Like the Brazelton Newborn Behavioral Assessment Scale [1995] and the Schneider and Suomi [1992] assessment for rhesus monkeys, the PPNAS-M measures dimensions of state modulation or arousal, orientation or attention, and neuromotor maturity, all of which are important measures of early neurodevelopment [Als et al. 1977; Schneider and Suomi, 1992; Bayley, 1993]. The PPNAS-M both complements and expands upon the three marmoset developmental scales of Missler et al. [1992], Yamamoto [1993], and de Castro Leao et al. [2009] and illustrates well the numerous and sometimes very striking transitions during the initial one-month infant period.

For physical and neuromotor assessment, the PPNAS-M supports similar findings by Tardif et al. [2002] for necessary motor development required in order to survive early critical days and expands upon this early motor scale by combining motor, sensory, vestibular, and temperament tests to assess development beyond the first few days to one month of age.

It should be noted that as the goal of this project was to create a scale to evaluate normal neurobehavioral development, we strived to minimize the impact on the mother-infant bond by limiting the number of testing sessions, thus we were unable to assess the fleeting onset and offset of reflexes.

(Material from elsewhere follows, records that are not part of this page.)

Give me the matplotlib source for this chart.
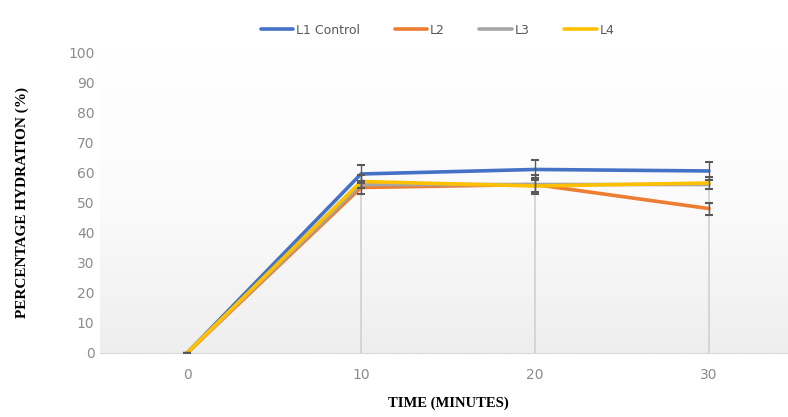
import numpy as np
import matplotlib.pyplot as plt
from matplotlib.colors import LinearSegmentedColormap

# data
time_min = [0, 10, 20, 30]
l1_control = [0, 59.5, 61, 60.5]
l2 = [0, 55, 56, 48]
l3 = [0, 56, 56, 56]
l4 = [0, 57, 55.5, 56.5]

l1_err = [0, 3, 3, 3]
l2_err = [0, 2, 3, 2]
l3_err_up = [0, 2, 2, 2]
l4_err = [0, 2, 2, 2]

series_names = ["L1 Control", "L2", "L3", "L4"]
colors = ["#4472C4", "#ED7D31", "#A5A5A5", "#FFC000"]

fig = plt.figure(figsize=(7.88, 4.17), dpi=100)
ax = fig.add_axes([0.127, 0.1535, 0.883, 0.7215])

x = np.arange(len(time_min))

# gradient background, white at top to light grey at bottom
grad = np.linspace(0, 1, 256).reshape(-1, 1)
cmap = LinearSegmentedColormap.from_list("bg", ["#ffffff", "#fbfbfb", "#eeeeee"])
ax.imshow(grad, aspect="auto", cmap=cmap, extent=[-0.5, 3.5, 0, 100],
          zorder=0, origin="upper")

err_kw = dict(ecolor="#595959", elinewidth=1.0, capsize=3, capthick=1.5)

# L3 error bars run down to zero (the faint vertical lines)
ax.errorbar(x, l3, yerr=[l3, l3_err_up], fmt="none", ecolor="#d0d0d0",
            elinewidth=1.2, capsize=0, zorder=1)

data = [l1_control, l2, l3, l4]
errs = [l1_err, l2_err, None, l4_err]
for vals, err, name, c in zip(data, errs, series_names, colors):
    ax.plot(x, vals, color=c, lw=2.6, label=name, zorder=3,
            solid_capstyle="round")
    if err is not None:
        ax.errorbar(x, vals, yerr=err, fmt="none", zorder=4, **err_kw)

ax.set_xlim(-0.5, 3.5)
ax.set_ylim(0, 100)
ax.set_xticks(x)
ax.set_xticklabels([str(t) for t in time_min])
ax.set_yticks(np.arange(0, 101, 10))

for side in ["top", "right", "left"]:
    ax.spines[side].set_visible(False)
ax.spines["bottom"].set_color("#d9d9d9")
ax.tick_params(axis="both", length=0, colors="#8c8c8c", labelsize=10)
ax.tick_params(axis="x", pad=11)
ax.tick_params(axis="y", pad=4)

ax.set_xlabel("TIME (MINUTES)", fontfamily="Liberation Serif",
              fontweight="bold", fontsize=10.5, labelpad=10)
ax.set_ylabel("PERCENTAGE HYDRATION (%)", fontfamily="Liberation Serif",
              fontweight="bold", fontsize=11, labelpad=28)

leg = fig.legend(loc="upper center", bbox_to_anchor=(0.555, 0.97), ncol=4,
                 frameon=False, fontsize=9, handlelength=2.6,
                 columnspacing=2.8, handletextpad=0.2)
for t in leg.get_texts():
    t.set_color("#595959")

fig.savefig("out.png", dpi=100)
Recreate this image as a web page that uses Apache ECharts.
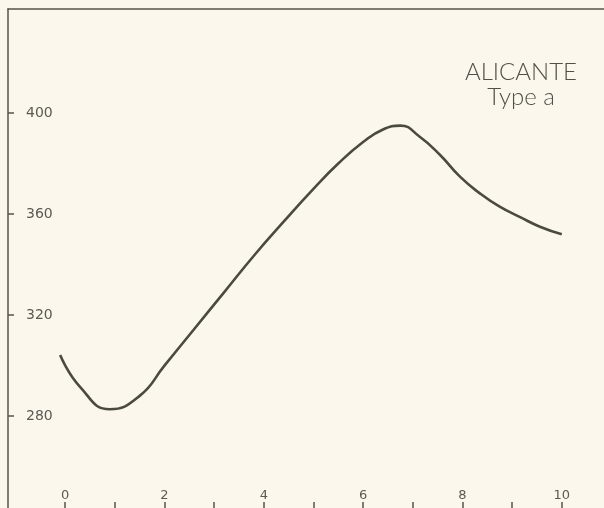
<!DOCTYPE html>
<html>
<head>
<meta charset="utf-8">
<script src="https://cdn.jsdelivr.net/npm/echarts@6/dist/echarts.min.js"></script>
<style>
  html, body { margin: 0; padding: 0; background: #fcf7ec; }
  #chart { width: 604px; height: 508px; }
</style>
</head>
<body>
<div id="chart"></div>
<script>
// values
const xValues = [-0.1, 0.3, 0.9, 1.5, 2.0, 2.6, 3.2, 3.8, 4.4, 5.0, 5.5, 6.0, 6.4, 6.75, 7.14, 7.55, 7.95, 8.35, 8.75, 9.15, 9.56, 10]
const yValues = [304.2, 291.6, 282.7, 288, 300, 314.5, 329, 343.5, 357, 370, 380, 388.5, 393.5, 395, 390.6, 383.4, 374.8, 368.2, 362.9, 358.9, 355, 352]
const xTicks = [0, 1, 2, 3, 4, 5, 6, 7, 8, 9, 10]
const xLabels = [0, 2, 4, 6, 8, 10]
const yTicks = [280, 320, 360, 400]
const title = ['ALICANTE', 'Type a']

const ink = '#55554a'
const chart = echarts.init(document.getElementById('chart'))

const option = {
  backgroundColor: '#fcf7ec',
  animation: false,
  title: {
    text: title.join('\n'),
    left: 516,
    top: 55,
    textAlign: 'center',
    textStyle: {
      fontFamily: 'Lato',
      fontWeight: 300,
      fontSize: 24,
      lineHeight: 25,
      letterSpacing: 4,
      color: '#505048'
    }
  },
  grid: { left: 8, right: 0, top: 9, bottom: 0 },
  xAxis: [
    {
      type: 'value',
      position: 'bottom',
      min: -1.15,
      max: 10.85,
      axisLine: { show: false, onZero: false },
      splitLine: { show: false },
      axisTick: {
        show: true,
        inside: true,
        length: 6,
        customValues: xTicks,
        lineStyle: { color: ink, width: 1.5 }
      },
      axisLabel: {
        inside: true,
        margin: 6,
        customValues: xLabels,
        color: '#5a5a52',
        fontFamily: 'DejaVu Sans',
        fontSize: 13
      }
    },
    {
      type: 'value',
      position: 'top',
      min: -1.15,
      max: 10.85,
      axisLine: { show: true, onZero: false, lineStyle: { color: ink, width: 1.5 } },
      axisTick: { show: false },
      axisLabel: { show: false },
      splitLine: { show: false }
    }
  ],
  yAxis: {
    type: 'value',
    min: 243.6,
    max: 441.2,
    axisLine: { show: true, onZero: false, lineStyle: { color: ink, width: 1.5 } },
    splitLine: { show: false },
    axisTick: {
      show: true,
      inside: true,
      length: 6,
      customValues: yTicks,
      lineStyle: { color: ink, width: 1.5 }
    },
    axisLabel: {
      inside: true,
      margin: 18,
      customValues: yTicks,
      color: '#5a5a52',
      fontFamily: 'DejaVu Sans',
      fontSize: 14,
      letterSpacing: 1
    }
  },
  series: [
    {
      type: 'line',
      data: xValues.map((x, i) => [x, yValues[i]]),
      smooth: 0.5,
      showSymbol: false,
      lineStyle: { color: '#4a4a3e', width: 2.6 }
    }
  ]
}
chart.setOption(option)
</script>
</body>
</html>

Studies with repetitive testing on a nearly daily basis and possibly hand rearing [i.e. Schneider et al. 1991] are needed in order to definitively identify milestones in the rapidly developing marmosets.

Specific items showed some variability among the individuals that were tested, suggesting that subtle developmental distinctions were detected. An interesting finding was that individuals with low day 15 scores had a higher maturation rate (i.e. tended to improve more rapidly) to day 30, whereas high scores at day 15 tended to remain more stable until day 30, suggesting a ceiling effect and the need of additional testing tools for older juveniles.

To conclude, the PPNAS-M is the first step in developing a suitable instrument for descriptive studies aiming to detect discreet differences on specific neurobehavioral measures as well as to create a larger assessment utilizing the different groupings. Further studies to validate its application and to assess differences between different experimental groups of animals, including its use for the assessment of normal and transgenic disease models (e.g. Parkinson's Disease, Fragile X) in marmoset monkeys are warranted.